Light pollution is the ambient artificial light that interferes with the natural darkness of the night sky. This interference obscures the faint light from distant celestial objects. Imagining how the sky would look without light pollution means envisioning a return to a pristine night. The dramatic visual difference between typical urban skies and the world’s few remaining dark sites reveals an astonishing level of detail and structure hidden from most people today.
How Artificial Light Scatters
The widespread brightening of the night sky, known as skyglow, is caused by atmospheric scattering. Artificial light emitted upwards from sources like streetlights interacts with molecules and particles suspended in the atmosphere. This interaction diffuses the light, causing it to spread out and form a luminous dome over populated areas.
A significant portion of this effect is explained by Rayleigh scattering, where light hits particles smaller than its wavelength, primarily air molecules. Shorter, bluer wavelengths are scattered far more effectively than redder wavelengths. This is why blue-rich artificial sources contribute disproportionately to skyglow. Larger particles, such as dust and aerosols, also scatter light through Mie scattering, which contributes to the overall brightness and gives the sky a hazy, uniform tint.
The Unveiling of Celestial Detail
Without skyglow, the night sky transforms. The density of visible stars increases dramatically, revealing thousands of fainter stars and changing familiar constellation patterns. Under the darkest conditions, the naked-eye limiting magnitude—the faintest stars an observer can see—can extend to magnitude 7.6 to 8.0, compared to magnitude 5.0 or 6.0 in suburban skies.
The Milky Way galaxy undergoes the most profound change, appearing as a vast, structured band of light rather than a faint smudge. Its core in Sagittarius and Scorpius is so bright it can cast discernible shadows on the ground. Intricate dust lanes and nebulae within the galaxy become clearly visible, giving the Milky Way the appearance of a luminous, veined structure stretching from horizon to horizon.

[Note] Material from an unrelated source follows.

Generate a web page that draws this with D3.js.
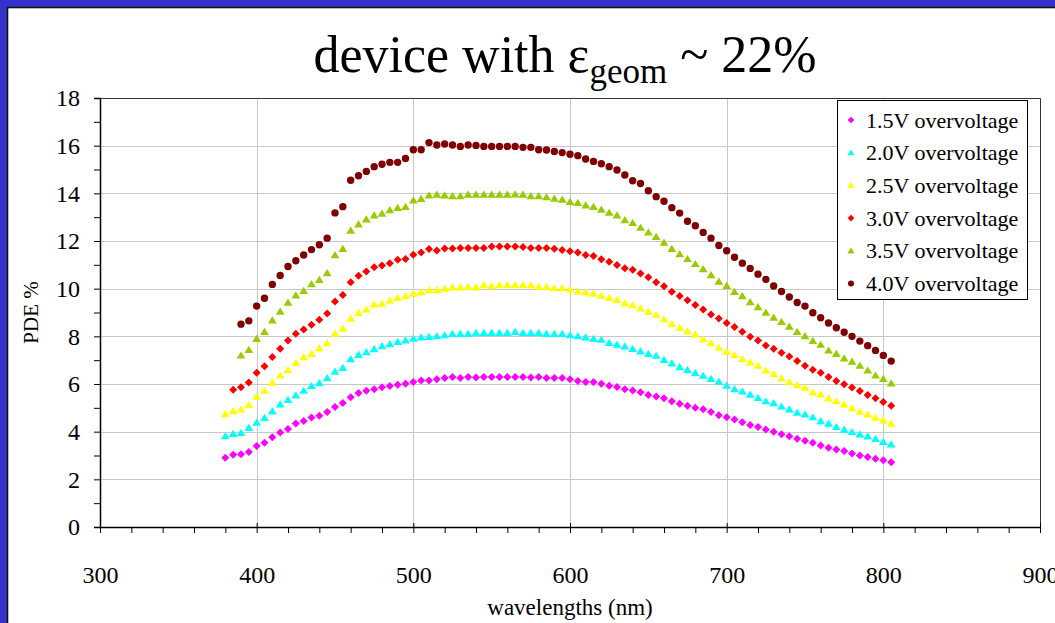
<!DOCTYPE html>
<html>
<head>
<meta charset="utf-8">
<script src="https://cdn.jsdelivr.net/npm/d3@7"></script>
<style>
  body { margin: 0; background: #fff; }
  svg text { font-family: "Liberation Serif", "Times New Roman", serif; fill: #000; }
  .grid line { stroke: #c8c8c8; stroke-width: 1; }
  .axis path { stroke: #000; stroke-width: 1.5; }
  .axis line { stroke: #000; stroke-width: 1; }
  .axis text { font-size: 24px; }
</style>
</head>
<body>
<div id="pde-chart"></div>
<script>
// wavelengths (nm) of the measured points
var wavelengths = [380,385,390,395,400,405,410,415,420,425,430,435,440,445,450,455,460,465,470,475,
    480,485,490,495,500,505,510,515,520,525,530,535,540,545,550,555,560,565,570,575,
    580,585,590,595,600,605,610,615,620,625,630,635,640,645,650,655,660,665,670,675,
    680,685,690,695,700,705,710,715,720,725,730,735,740,745,750,755,760,765,770,775,
    780,785,790,795,800,805];

// PDE % for each overvoltage (null = no point at that wavelength)
var pde15 = [2.91,3.03,3.05,3.15,3.40,3.54,3.77,3.96,4.11,4.34,4.45,4.59,4.67,4.83,5.04,5.20,5.44,5.62,5.72,5.78,
    5.86,5.92,5.97,6.01,6.08,6.15,6.15,6.20,6.25,6.29,6.25,6.29,6.27,6.29,6.29,6.29,6.29,6.29,6.29,6.27,
    6.29,6.25,6.25,6.25,6.20,6.13,6.08,6.08,6.01,5.93,5.87,5.78,5.73,5.65,5.54,5.48,5.40,5.28,5.17,5.09,
    5.00,4.94,4.83,4.69,4.61,4.51,4.39,4.28,4.20,4.09,4.00,3.89,3.81,3.70,3.62,3.53,3.42,3.33,3.25,3.19,
    3.08,3.00,2.94,2.86,2.80,2.72];
var pde20 = [3.82,3.91,3.95,4.16,4.38,4.58,4.86,5.15,5.34,5.53,5.72,5.92,6.04,6.25,6.52,6.68,7.05,7.23,7.34,7.47,
    7.59,7.68,7.77,7.83,7.91,7.96,7.98,8.01,8.05,8.11,8.11,8.11,8.15,8.15,8.15,8.15,8.15,8.19,8.15,8.15,
    8.15,8.11,8.11,8.11,8.05,8.01,7.96,7.90,7.86,7.73,7.66,7.58,7.48,7.37,7.27,7.19,7.02,6.87,6.71,6.60,
    6.46,6.35,6.22,6.10,5.94,5.79,5.69,5.56,5.42,5.28,5.20,5.06,4.94,4.80,4.73,4.61,4.45,4.34,4.20,4.09,
    3.99,3.89,3.81,3.70,3.58,3.47];
var pde25 = [4.74,4.87,4.94,5.13,5.47,5.73,6.06,6.36,6.60,6.89,7.13,7.27,7.51,7.72,8.12,8.33,8.75,8.99,9.13,9.34,
    9.38,9.51,9.62,9.70,9.80,9.85,9.94,9.95,10.01,10.06,10.06,10.08,10.06,10.15,10.11,10.15,10.15,10.15,10.15,10.15,
    10.08,10.08,10.03,10.03,9.97,9.89,9.85,9.80,9.71,9.62,9.53,9.39,9.31,9.18,9.04,8.91,8.72,8.53,8.36,8.21,
    8.09,7.89,7.72,7.53,7.36,7.22,7.06,6.91,6.77,6.57,6.43,6.24,6.08,5.96,5.85,5.65,5.57,5.40,5.28,5.15,
    4.98,4.84,4.73,4.59,4.48,4.34];
var pde30 = [null,5.76,5.86,6.06,6.47,6.75,7.13,7.48,7.82,8.11,8.29,8.49,8.70,8.96,9.46,9.73,10.27,10.54,10.72,10.90,
    10.97,11.07,11.21,11.25,11.42,11.52,11.66,11.60,11.69,11.69,11.71,11.71,11.71,11.71,11.77,11.77,11.77,11.77,11.75,11.71,
    11.71,11.71,11.67,11.62,11.57,11.52,11.41,11.37,11.23,11.13,10.99,10.86,10.79,10.64,10.48,10.27,10.10,9.87,9.69,9.51,
    9.31,9.13,8.92,8.75,8.56,8.39,8.19,7.98,7.82,7.62,7.48,7.31,7.15,6.96,6.77,6.60,6.47,6.29,6.13,5.99,
    5.85,5.71,5.54,5.40,5.25,5.09];
var pde35 = [null,null,7.20,7.44,7.90,8.19,8.67,9.04,9.42,9.72,9.91,10.19,10.37,10.66,11.41,11.67,12.44,12.70,12.91,13.08,
    13.15,13.30,13.39,13.43,13.71,13.77,13.92,13.95,13.92,13.89,13.89,13.95,13.95,13.95,13.95,13.95,13.95,13.96,13.95,13.89,
    13.89,13.84,13.78,13.74,13.65,13.60,13.50,13.44,13.32,13.19,13.08,12.88,12.76,12.56,12.36,12.18,11.94,11.67,11.45,11.25,
    11.04,10.82,10.57,10.30,10.12,9.87,9.69,9.44,9.23,9.00,8.79,8.61,8.41,8.19,8.01,7.81,7.65,7.41,7.27,7.08,
    6.94,6.77,6.57,6.36,6.22,6.03];
var pde40 = [null,null,8.51,8.65,9.27,9.60,10.18,10.55,10.93,11.17,11.41,11.64,11.84,12.12,13.18,13.44,14.55,14.74,14.92,15.12,
    15.22,15.30,15.30,15.46,15.83,15.83,16.13,16.03,16.07,16.03,15.97,16.03,16.01,15.97,15.97,15.97,15.97,15.97,15.93,15.93,
    15.83,15.82,15.76,15.71,15.64,15.58,15.44,15.34,15.24,15.12,14.98,14.77,14.53,14.41,14.11,13.86,13.67,13.40,13.17,12.83,
    12.64,12.36,12.12,11.81,11.59,11.32,11.07,10.85,10.61,10.39,10.11,9.88,9.65,9.42,9.27,8.99,8.78,8.56,8.36,8.17,
    8.00,7.80,7.61,7.41,7.20,6.96];

var seriesNames = ["1.5V overvoltage", "2.0V overvoltage", "2.5V overvoltage",
                   "3.0V overvoltage", "3.5V overvoltage", "4.0V overvoltage"];
var seriesValues = [pde15, pde20, pde25, pde30, pde35, pde40];
var seriesColors = ["#ff00ff", "#00ffff", "#ffff00", "#ff0000", "#99cc00", "#800000"];
var seriesShapes = ["diamond", "triangle", "triangle", "diamond", "triangle", "circle"];

var xTicks = [300, 400, 500, 600, 700, 800, 900];
var xMinorTicks = [320,340,360,380,420,440,460,480,520,540,560,580,620,640,660,680,720,740,760,780,820,840,860,880];
var yTicks = [0, 2, 4, 6, 8, 10, 12, 14, 16, 18];
var yMinorTicks = [1, 3, 5, 7, 9, 11, 13, 15, 17];

/**
 * Constructor for the PDE chart
 */
function PdeChart(){
    var self = this;
    self.init();
};

/**
 * Builds the svg, frame and scales
 */
PdeChart.prototype.init = function(){
    var self = this;
    self.width = 1055;
    self.height = 623;
    self.plot = {left: 100, right: 1040, top: 98, bottom: 527};

    self.svg = d3.select("#pde-chart").append("svg")
        .attr("width", self.width)
        .attr("height", self.height);

    //blue slide frame with the dark inner edge
    self.svg.append("rect")
        .attr("width", self.width).attr("height", self.height)
        .attr("fill", "#3333cc");
    self.svg.append("rect")
        .attr("x", 7.5).attr("y", 7.5)
        .attr("width", self.width + 20).attr("height", self.height + 20)
        .attr("fill", "#fff")
        .attr("stroke", "#111")
        .attr("stroke-width", 1.6);

    self.x = d3.scaleLinear().domain([300, 900]).range([self.plot.left, self.plot.right]);
    self.y = d3.scaleLinear().domain([0, 18]).range([self.plot.bottom, self.plot.top]);
};

/**
 * Returns the path of a marker
 */
PdeChart.prototype.markerPath = function(shape, s){
    if (shape == "diamond"){
        return "M0," + (-s) + "L" + s + ",0L0," + s + "L" + (-s) + ",0Z";
    }
    else if (shape == "triangle"){
        return "M0," + (-s) + "L" + (s * 1.1) + "," + (s * 0.8) + "L" + (-s * 1.1) + "," + (s * 0.8) + "Z";
    }
    else {
        return d3.symbol().type(d3.symbolCircle).size(Math.PI * s * s * 0.85)();
    }
};

/**
 * Draws grid, axes, points, titles and legend
 */
PdeChart.prototype.update = function(){
    var self = this;
    var svg = self.svg;
    var p = self.plot;

    //grid lines
    var grid = svg.append("g").attr("class", "grid");
    grid.selectAll(".hgrid").data(yTicks.filter(function(d){ return d > 0; }))
        .enter().append("line")
        .attr("x1", p.left).attr("x2", p.right)
        .attr("y1", function(d){ return Math.round(self.y(d)) + 0.5; })
        .attr("y2", function(d){ return Math.round(self.y(d)) + 0.5; });
    grid.selectAll(".vgrid").data(xTicks.filter(function(d){ return d > 300 && d < 900; }))
        .enter().append("line")
        .attr("y1", p.top).attr("y2", p.bottom)
        .attr("x1", function(d){ return Math.round(self.x(d)) + 0.5; })
        .attr("x2", function(d){ return Math.round(self.x(d)) + 0.5; });

    //plot area border (top and right)
    svg.append("path")
        .attr("d", "M" + p.left + "," + (p.top + 0.5) + "H" + (p.right + 0.5) + "V" + p.bottom)
        .attr("fill", "none")
        .attr("stroke", "#333")
        .attr("stroke-width", 1);

    //x axis
    var xAxis = svg.append("g").attr("class", "axis")
        .attr("transform", "translate(0," + p.bottom + ")")
        .call(d3.axisBottom(self.x).tickValues(xTicks).tickSizeOuter(0).tickSizeInner(6));
    xAxis.selectAll(".tick line").attr("y1", -4).attr("y2", 6);
    xAxis.selectAll(".tick text").attr("y", 56).attr("dy", 0);
    svg.append("g").attr("class", "axis")
        .attr("transform", "translate(0," + p.bottom + ")")
        .call(d3.axisBottom(self.x).tickValues(xMinorTicks).tickSizeOuter(0).tickSize(6).tickFormat(""))
        .select(".domain").remove();

    //y axis
    svg.append("g").attr("class", "axis")
        .attr("transform", "translate(" + p.left + ",0)")
        .call(d3.axisLeft(self.y).tickValues(yTicks).tickSizeOuter(0).tickSize(6).tickPadding(14));
    svg.append("g").attr("class", "axis")
        .attr("transform", "translate(" + p.left + ",0)")
        .call(d3.axisLeft(self.y).tickValues(yMinorTicks).tickSizeOuter(0).tickSize(6).tickFormat(""))
        .select(".domain").remove();

    //data points
    seriesValues.forEach(function(values, i){
        var pts = wavelengths.map(function(w, j){ return {x: w, y: values[j]}; })
            .filter(function(d){ return d.y != null; });
        svg.append("g").selectAll("path").data(pts)
            .enter().append("path")
            .attr("d", self.markerPath(seriesShapes[i], 4))
            .attr("transform", function(d){ return "translate(" + self.x(d.x) + "," + self.y(d.y) + ")"; })
            .attr("fill", seriesColors[i]);
    });

    //title
    var title = svg.append("text")
        .attr("x", 565).attr("y", 72)
        .attr("text-anchor", "middle")
        .style("font-size", "52px");
    title.append("tspan").text("device with ε");
    title.append("tspan").attr("dy", 11).style("font-size", "35px").text("geom");
    title.append("tspan").attr("dy", -11).text(" ~ 22%");

    //axis titles
    svg.append("text")
        .attr("x", (p.left + p.right) / 2).attr("y", 615)
        .attr("text-anchor", "middle")
        .style("font-size", "23px")
        .text("wavelengths (nm)");
    svg.append("text")
        .attr("transform", "translate(38," + ((p.top + p.bottom) / 2) + ") rotate(-90)")
        .attr("text-anchor", "middle")
        .style("font-size", "21px")
        .text("PDE %");

    //legend
    var legend = svg.append("g").attr("transform", "translate(837,100)");
    legend.append("rect")
        .attr("x", 0.5).attr("y", 0.5)
        .attr("width", 190).attr("height", 199)
        .attr("fill", "#fff")
        .attr("stroke", "#000")
        .attr("stroke-width", 1);
    var rows = legend.selectAll(".row").data(seriesNames)
        .enter().append("g")
        .attr("transform", function(d, i){ return "translate(0," + (20 + i * 32.7) + ")"; });
    rows.append("path")
        .attr("d", function(d, i){ return self.markerPath(seriesShapes[i], 3.3); })
        .attr("transform", "translate(14,0)")
        .attr("fill", function(d, i){ return seriesColors[i]; });
    rows.append("text")
        .attr("x", 29).attr("y", 7.5)
        .style("font-size", "22px")
        .text(function(d){ return d; });
};

var chart = new PdeChart();
chart.update();
</script>
</body>
</html>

The high contrast of a dark sky allows the human eye to perceive subtle colors in astronomical objects. Distant galaxies like the Triangulum Galaxy (M33) become naked-eye objects, and globular clusters appear as distinct, fuzzy spheres. A truly dark sky also reveals natural phenomena often mistaken for light pollution, such as the faint, reddish-green glow of airglow caused by chemical reactions high in the atmosphere. The Zodiacal Light, a cone of sunlight scattered by interplanetary dust, becomes visible, often appearing yellowish and bright enough to cast weak shadows just before dawn or after dusk.
The Scale of Lost Visibility
The extent of lost visibility due to light pollution is quantified by the Bortle Dark-Sky Scale, a nine-level system for comparing night sky darkness. This scale ranges from Class 1, representing the most pristine dark-sky sites, to Class 9, which describes the heavily light-polluted skies of an inner city.
A Class 9 sky is so bright that only the moon, major planets, and a few dozen of the brightest stars are visible, and the sky background appears as a gray or orange haze. In contrast, a Bortle Class 1 sky is the ideal state, where the Milky Way is fully structured and airglow is readily apparent. Class 9 skies only allow stars brighter than magnitude 4.5 to be seen, while Class 1 allows for stars up to magnitude 8.0. Truly pristine Bortle 1 skies are extremely rare, but designated International Dark Sky Places work to preserve these remaining pockets of darkness.